The right to roam a gallery may seem a small sacrifice for the opportunity to see art once more, although it cancels the romance of chance. “But there is no way,” Sturgis says, “you could make a show like this again, practically or financially, for years. Loan exhibitions were a tremendous way for museums to find new audiences. But we’ve become too dependent on this drug.”
By general consent, the art world had become overheated and hyperglobalised – too many biennials, blockbusters, jets. Covid-19 will slow (end?) the constant roundelay of fairs, except possibly Frieze and Art Basel, which has its own building. I doubt anybody cares much except dealers, who sell from the jpeg in any case. Auction houses are as pandemic-proof as fruit flies. The market will survive; but what about the artists?
Online studio visits, artists’ podcasts, crits conducted via Zoom: artists have been characteristically resourceful and inventive. Matthew Burrows’s Artist Support Pledge – £200 a work on Instagram – has been a lifesaver to more than one artist. But therein lies a horrifying inequality that can only get worse. Megastars, and even moderately successful artists following the trend of quitting small galleries for international chains, won’t lose out. Whereas a great but unrepresented artist I know is relieved to receive £1,200 from Rishi Sunak’s freelance fund. She’ll have to eke it out for four months.
Temporary jobs that underpinned art – cleaning, cooking, bar work – have vanished. All those little venues and pop-ups may become a thing of the past. Artists such as Jacqueline Donachie, who would have shown at Glasgow International in April, are at their kitchen tables stitching masks and applying for nonexistent teaching jobs. “Finding creativity is hard now,” she says. “But I go by the Jeremy Deller quote: ‘I don’t make art to relax.’”
The sculptures Donachie would have shown appear online. But I don’t think there should be easy talk of art thriving on the net. Video needs its full scale and optical relationship with the viewer (and how’s it to be safely screened in darkened galleries now?) Performance art is even harder. Abramović has suggested using augmented reality, though that would presuppose headsets. As for painting, the Vermeer on my laptop might as well be propped on an easel in a desert.

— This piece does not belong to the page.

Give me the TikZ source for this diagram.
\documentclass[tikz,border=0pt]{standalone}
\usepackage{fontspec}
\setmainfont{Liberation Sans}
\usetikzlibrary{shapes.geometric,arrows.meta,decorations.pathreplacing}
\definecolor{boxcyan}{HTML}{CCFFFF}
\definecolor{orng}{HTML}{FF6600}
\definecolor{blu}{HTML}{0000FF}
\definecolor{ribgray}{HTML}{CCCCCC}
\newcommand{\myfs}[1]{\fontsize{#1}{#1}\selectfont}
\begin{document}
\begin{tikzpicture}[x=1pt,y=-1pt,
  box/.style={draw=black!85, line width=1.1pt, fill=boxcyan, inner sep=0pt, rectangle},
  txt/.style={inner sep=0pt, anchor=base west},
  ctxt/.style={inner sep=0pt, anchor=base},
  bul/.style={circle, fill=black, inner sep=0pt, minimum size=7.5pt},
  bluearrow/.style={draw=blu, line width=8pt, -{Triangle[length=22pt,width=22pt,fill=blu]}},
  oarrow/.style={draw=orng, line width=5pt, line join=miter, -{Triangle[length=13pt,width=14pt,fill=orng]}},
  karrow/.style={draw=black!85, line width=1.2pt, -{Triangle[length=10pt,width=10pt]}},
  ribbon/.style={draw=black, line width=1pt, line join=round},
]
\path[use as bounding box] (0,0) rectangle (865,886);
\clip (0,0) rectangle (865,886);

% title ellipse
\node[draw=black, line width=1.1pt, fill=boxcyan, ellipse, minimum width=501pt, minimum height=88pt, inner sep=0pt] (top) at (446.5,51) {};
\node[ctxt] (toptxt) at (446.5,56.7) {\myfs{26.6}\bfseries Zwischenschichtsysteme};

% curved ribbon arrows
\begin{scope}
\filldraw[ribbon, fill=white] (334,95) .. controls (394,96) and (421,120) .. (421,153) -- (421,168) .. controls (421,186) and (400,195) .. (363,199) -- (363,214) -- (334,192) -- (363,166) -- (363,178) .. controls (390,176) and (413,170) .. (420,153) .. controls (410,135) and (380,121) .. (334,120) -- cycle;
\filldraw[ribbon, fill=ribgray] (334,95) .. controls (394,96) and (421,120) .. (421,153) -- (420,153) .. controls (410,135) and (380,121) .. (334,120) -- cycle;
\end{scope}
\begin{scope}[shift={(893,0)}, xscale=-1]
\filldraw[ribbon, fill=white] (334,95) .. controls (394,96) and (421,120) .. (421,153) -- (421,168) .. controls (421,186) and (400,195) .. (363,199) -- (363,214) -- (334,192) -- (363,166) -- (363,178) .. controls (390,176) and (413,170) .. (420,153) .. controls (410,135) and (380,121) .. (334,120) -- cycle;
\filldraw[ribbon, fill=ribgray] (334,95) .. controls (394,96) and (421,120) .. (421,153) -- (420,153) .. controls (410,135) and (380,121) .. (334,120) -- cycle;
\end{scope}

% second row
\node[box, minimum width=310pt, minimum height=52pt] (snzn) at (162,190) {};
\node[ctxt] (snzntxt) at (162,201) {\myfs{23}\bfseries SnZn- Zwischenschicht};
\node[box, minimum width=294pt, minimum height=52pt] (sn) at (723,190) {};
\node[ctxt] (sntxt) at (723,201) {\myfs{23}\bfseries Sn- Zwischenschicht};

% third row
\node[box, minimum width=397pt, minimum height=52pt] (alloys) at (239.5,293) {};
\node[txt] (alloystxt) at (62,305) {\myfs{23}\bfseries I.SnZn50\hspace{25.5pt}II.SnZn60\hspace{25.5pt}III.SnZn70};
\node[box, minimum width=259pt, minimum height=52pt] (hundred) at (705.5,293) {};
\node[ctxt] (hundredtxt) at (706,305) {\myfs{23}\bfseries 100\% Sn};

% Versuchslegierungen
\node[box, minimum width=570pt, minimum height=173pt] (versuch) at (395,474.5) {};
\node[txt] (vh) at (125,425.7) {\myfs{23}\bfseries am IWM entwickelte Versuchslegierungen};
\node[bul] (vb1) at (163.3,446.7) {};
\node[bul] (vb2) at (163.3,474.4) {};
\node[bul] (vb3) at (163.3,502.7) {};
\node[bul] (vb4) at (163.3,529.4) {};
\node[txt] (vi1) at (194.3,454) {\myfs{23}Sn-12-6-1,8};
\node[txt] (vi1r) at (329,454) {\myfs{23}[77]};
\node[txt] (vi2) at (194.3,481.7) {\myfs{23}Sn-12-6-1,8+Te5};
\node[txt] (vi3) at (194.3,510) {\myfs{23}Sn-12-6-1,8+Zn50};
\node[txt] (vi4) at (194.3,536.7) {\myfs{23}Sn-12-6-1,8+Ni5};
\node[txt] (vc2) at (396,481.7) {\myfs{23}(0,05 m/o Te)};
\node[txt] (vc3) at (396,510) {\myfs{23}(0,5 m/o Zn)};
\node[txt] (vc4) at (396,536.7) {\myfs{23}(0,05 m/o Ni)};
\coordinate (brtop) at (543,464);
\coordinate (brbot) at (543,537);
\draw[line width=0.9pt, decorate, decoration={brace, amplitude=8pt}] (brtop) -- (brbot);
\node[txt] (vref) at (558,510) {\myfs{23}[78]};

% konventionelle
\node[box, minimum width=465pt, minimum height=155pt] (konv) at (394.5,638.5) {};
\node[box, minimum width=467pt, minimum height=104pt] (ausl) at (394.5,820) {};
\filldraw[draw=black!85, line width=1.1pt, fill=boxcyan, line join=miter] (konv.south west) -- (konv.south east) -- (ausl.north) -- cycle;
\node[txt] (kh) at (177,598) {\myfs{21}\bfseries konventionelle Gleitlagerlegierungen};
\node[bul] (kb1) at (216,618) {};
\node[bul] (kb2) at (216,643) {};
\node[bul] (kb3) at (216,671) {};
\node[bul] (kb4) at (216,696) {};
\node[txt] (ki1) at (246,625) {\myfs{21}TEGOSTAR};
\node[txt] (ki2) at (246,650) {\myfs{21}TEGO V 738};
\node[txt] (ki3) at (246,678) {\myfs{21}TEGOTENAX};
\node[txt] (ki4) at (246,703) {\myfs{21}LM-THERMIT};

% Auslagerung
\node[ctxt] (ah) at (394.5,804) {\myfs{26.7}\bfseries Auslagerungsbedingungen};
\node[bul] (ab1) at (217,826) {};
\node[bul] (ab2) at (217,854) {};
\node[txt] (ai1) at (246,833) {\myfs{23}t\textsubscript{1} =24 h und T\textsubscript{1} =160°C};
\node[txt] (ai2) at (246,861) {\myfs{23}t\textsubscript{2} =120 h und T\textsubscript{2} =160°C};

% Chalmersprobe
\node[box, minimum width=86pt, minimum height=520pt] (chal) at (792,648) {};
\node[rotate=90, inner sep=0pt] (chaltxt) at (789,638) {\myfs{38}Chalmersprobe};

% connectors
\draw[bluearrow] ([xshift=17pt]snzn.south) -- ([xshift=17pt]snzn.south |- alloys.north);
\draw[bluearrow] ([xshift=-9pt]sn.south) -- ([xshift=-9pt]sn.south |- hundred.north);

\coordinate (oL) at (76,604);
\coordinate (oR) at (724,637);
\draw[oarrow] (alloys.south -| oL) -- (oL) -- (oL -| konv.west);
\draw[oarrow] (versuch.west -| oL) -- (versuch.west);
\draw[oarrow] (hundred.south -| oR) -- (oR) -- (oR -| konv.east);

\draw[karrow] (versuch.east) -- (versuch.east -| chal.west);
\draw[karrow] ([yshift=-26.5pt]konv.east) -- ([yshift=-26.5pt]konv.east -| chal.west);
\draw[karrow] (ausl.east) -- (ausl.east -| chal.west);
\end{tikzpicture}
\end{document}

But museums will reopen, and galleries can stop pretending their online viewing rooms are actual shows. Exhibitions may be fewer, run longer, borrow less from abroad. Collections will be swapped, tours will be wider, perhaps there will be more slow-looking shows like the Courtauld’s Manet in 2004, which concentrated so deeply on one pair of paintings. Achim Borchardt-Hume, director of exhibitions at Tate Modern, also hopes that small museums will be rediscovered. “It is almost as if they have been relegated to B-league status, even when they hold masterpieces all over the country.”
The lessons of Tate Modern’s recent Olafur Eliasson blockbuster, he says, “was that nobody could see anything for the crush. Our exhibitions are overcrowded, our expectations sated. People say there are too many works in a show, or they’ve seen the work elsewhere. I will never forget seeing the Tutankhamun show as a boy: it astonished me, all this art coming from somewhere else in the world. There must be a brake on the system now; we must revive the sense of what makes shows so special.”
In the meantime, the world is coming into art on a human scale. Artists commemorate the dead or portray the medics who tried to save them. Mark Wallinger, Turner prize winner, walks Soho with an iPhone. “I take photographs and film within the radius of my daily exercise. There really is only one subject and on the street I feel I am engaged in some way with the mass experience of lockdown.” His image of a veiled woman disappearing down an entirely deserted Oxford Street pictures reality as a world of ghosts.